Twitter’ın yerine getirmesi gereken maddi ve hukuki yükümlülüklerinden kaçtığına dikkat çeken İşler, kapatılmasıyla ilgili, “Twitter, mahkeme kararlarını uygulamak zorunda. Twitter 12 milyon abonesi olan bir platform. Buradan bir sürü reklam geliri elde ediyor. Herhangi bir vergi ödemiyor. Ofis açmıyor ve bu tip sorumluluklardan da kaçıyor. Biz Twitter’ın Türkiye’de ofis açma şartını getiriyoruz. Facebook’un Türkiye’de ofisi var. Twitter’ın da mali yükümlülüklerinden kaçmaması lazım. Aynı zamanda hukuki yükümlülüklerinden de kaçmaması lazım” ifadelerini kullandı.
“SOSYAL MEDYA SADECE TWİTTER’DAN İBARET DEĞİL”
Twitter’ın Türkiye’ye 3. dünya ülkesi muamelesi yaptığını belirten İşler, şunları kaydetti:
“Twitter’ın başka ülkelerin mahkeme kararları olmadan bile taleplerini yerine getirip de Türkiye’nin taleplerini yerine getirmemesi çok manidar. Normal zamanda yasak olan bir şeyin, sanal alemde de yasak olması lazım. Twitter, burada ofis açmayarak Türkiye’yi muhattap almıyor. 12 milyon abonesi olan bir kuruluş bu davranışta bulunuyor. Mahkeme kararından sonra da Başbakanımız, ‘Türkiye’nin gücünü göstereceğiz’ dedi. Türkiye 3. dünya ülkesi mi? Türkiye’ye 3. Dünya ülkesi muamelesi çekilmesine izin vermeyiz. Burası muz cumhuriyeti değil. Twitter ile görüşmelerimiz devam ediyor. Taleplerimiz karşılandıktan sonra, sorumluluklar yerine getirildikten sonra Twitter tekrar açılacak. Bizim sosyal medya ile alıp veremediğimiz bir şey yok. Sosyal medya sadece Twitter’dan ibaret değil. Ama Twitter’ın böyle bir durumu olduğu için, özellikle son aylardaki sistematik saldırılar ve bazı kişilerin özel hayatına karşı yapılan saldırılar sonucu böyle tedbirleri uygulamak durumundayız. Böyle bir keşmekeşe biz fırsat veremezdik ve böyle bir adım attık.”

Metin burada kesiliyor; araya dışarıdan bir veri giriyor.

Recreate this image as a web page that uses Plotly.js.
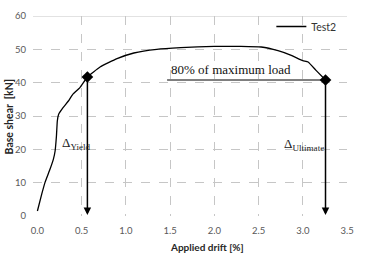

“TWİTTER HESAP HATASI YAPTI”
Twitter’ın, Türkiye’nin içeride yaşadığı sorunlardan dolayı böyle bir karar almaya cesaret edemeyeceğini düşündüğü için bu kadar ileri gittiğini vurgulayan İşler, “Twitter belki hesap hatası yaptı. Belki de, ‘Tayyip Erdoğan hem içeride hem dışarıda zor durumda. Dolayısıyla bunu göze alamaz’ dedi. Gezi zekalıların sayesinde içeride müthiş bir muhalefet olacağını düşündükleri için ‘Bunu göze alamaz’ dediler. Biz halkın arasından geliyoruz. Bugün ben birkaç bin insanın elini sıktım. Onların Twitter mivıttır bildiği de yok, öyle bir derdi yok. Halkın derdi başka. Halk, Türkiye’nin geleceğine odaklanmış. Halk, ‘Aman ne olur, siz başımızdan gitmeyin. Dik durun. Bunlara fırsat vermeyin. Eğer bunlar gelirse Türkiye eski günlerine döner. Buna izin vermeyin’ diye adeta bize yalvarıyor. Biz de diyoruz ki, ‘Zaten biz onu yapıyoruz. Siz de bizim arkamızda durun.’ İşte meydanlar da bunun göstergesi. Twitter, isterse bizi takmamaya devam etsin. Biliyorsunuz, milyonlarca abonesi var ve birçok reklam alıyor. Dolayısıyla kapatıldığı her günden dolayı bir sürü zarar edecek. İster istemez takacaklar. Zaten bunun göstergesi de kapatılır kapatılmaz görüşmeye gelmeleri. Siz haklı olduğunuz bir davada, gücünüzü ve kararlığınızı gösterdiğinizde, karşı taraf da hizaya gelir” dedi.